BELLUCCI – CHRISTIAN BERST
If, in Franco Bellucci’s work, the idea of reconstruction – or even that of fixing, so dear Kader Attia – imposes itself in the first place, it cannot suffice once we are familiar with how he made his works. Indeed, how could we not be taken by Bellucci’s immutable ritual, holding the objects that he ties, twists, kneads, bruises and recomposes against his stomach.
If we consider for a moment that the stomach is understood in certain Oriental and Greek philosophies to be the seat of the soul or, at the very least, of the epithumia – desire – we see the amount of vital, primordial energy that could animate these creations. If, in addition, this operation is devoid of all discourse, of all words, but is done at the rhythm of a guttural scansion, of the hoarse breath of Bellucci, one cannot help but draw a parallel with certain shamanistic rituals.

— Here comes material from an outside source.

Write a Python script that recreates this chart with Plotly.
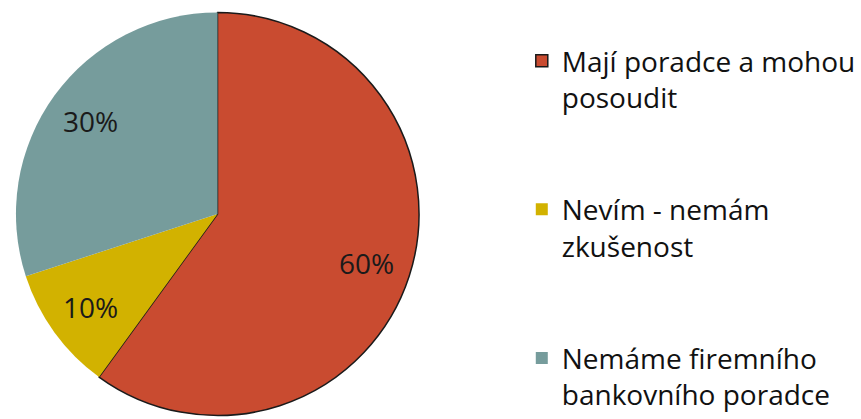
import math
import plotly.graph_objects as go

# Survey answers and their shares (%)
categories = [
    "Mají poradce a mohou<br>posoudit",
    "Nevím - nemám<br>zkušenost",
    "Nemáme firemního<br>bankovního poradce",
]
shares = [60, 10, 30]
slice_colors = ["#C94B30", "#D2B200", "#769C9C"]
outline_colors = ["#1a1a1a", "rgba(0,0,0,0)", "rgba(0,0,0,0)"]
outline_widths = [1.5, 0, 0]

W, H = 861, 419
pie_x = [16 / W, 420 / W]
pie_y = [3 / H, 407 / H]

# Two blank trailing lines spread the legend entries down the side
pad = "<br>\u00a0<br>\u00a0"
legend_names = [c + pad for c in categories[:-1]] + [categories[-1]]

fig = go.Figure(
    go.Pie(
        labels=legend_names,
        values=shares,
        sort=False,
        direction="clockwise",
        rotation=0,
        marker=dict(colors=slice_colors,
                    line=dict(color=outline_colors, width=outline_widths)),
        textinfo="none",
        domain=dict(x=pie_x, y=pie_y),
        hoverinfo="label+percent",
    )
)

# Percentage labels placed along each slice's mid-angle, out towards the rim
cx = (pie_x[0] + pie_x[1]) / 2 * W
cy = (pie_y[0] + pie_y[1]) / 2 * H
radius = (pie_y[1] - pie_y[0]) * H / 2
label_r = 0.78 * radius
total = sum(shares)
cum = 0
for v in shares:
    ang = math.radians(360 * (cum + v / 2) / total)
    cum += v
    px = cx + label_r * math.sin(ang)
    py = cy + label_r * math.cos(ang)
    fig.add_annotation(
        x=px / W, y=py / H, xref="paper", yref="paper",
        text=f"{v}%", showarrow=False,
        xanchor="center", yanchor="middle",
        font=dict(family="Open Sans", size=28, color="#1a1a1a"),
    )

fig.update_layout(
    width=W,
    height=H,
    margin=dict(l=0, r=0, t=0, b=0),
    paper_bgcolor="white",
    plot_bgcolor="white",
    showlegend=True,
    legend=dict(
        x=523 / W,
        y=1 - 53 / H,
        xanchor="left",
        yanchor="top",
        valign="top",
        font=dict(family="Open Sans", size=28, color="#111111"),
        bgcolor="rgba(0,0,0,0)",
        tracegroupgap=0,
        itemclick=False,
    ),
)

fig.write_html("out.html")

Contrary to Judith Scott, a spider-like weaver of cocoons intended to hide objects, or Pascal Tassini, exploring the proliferating possibilities of knots, Franco Belluci reveals, sublimes, and resuscitates. By creating chimera, he metaphorizes his battle against fragmentation all the while giving his objects an absolute power of recreation. “As beautiful as the unexpected encounter, on a dissection table, of a sewing machine and an umbrella” (Count of Lautréamont, The Songs of Maldoror).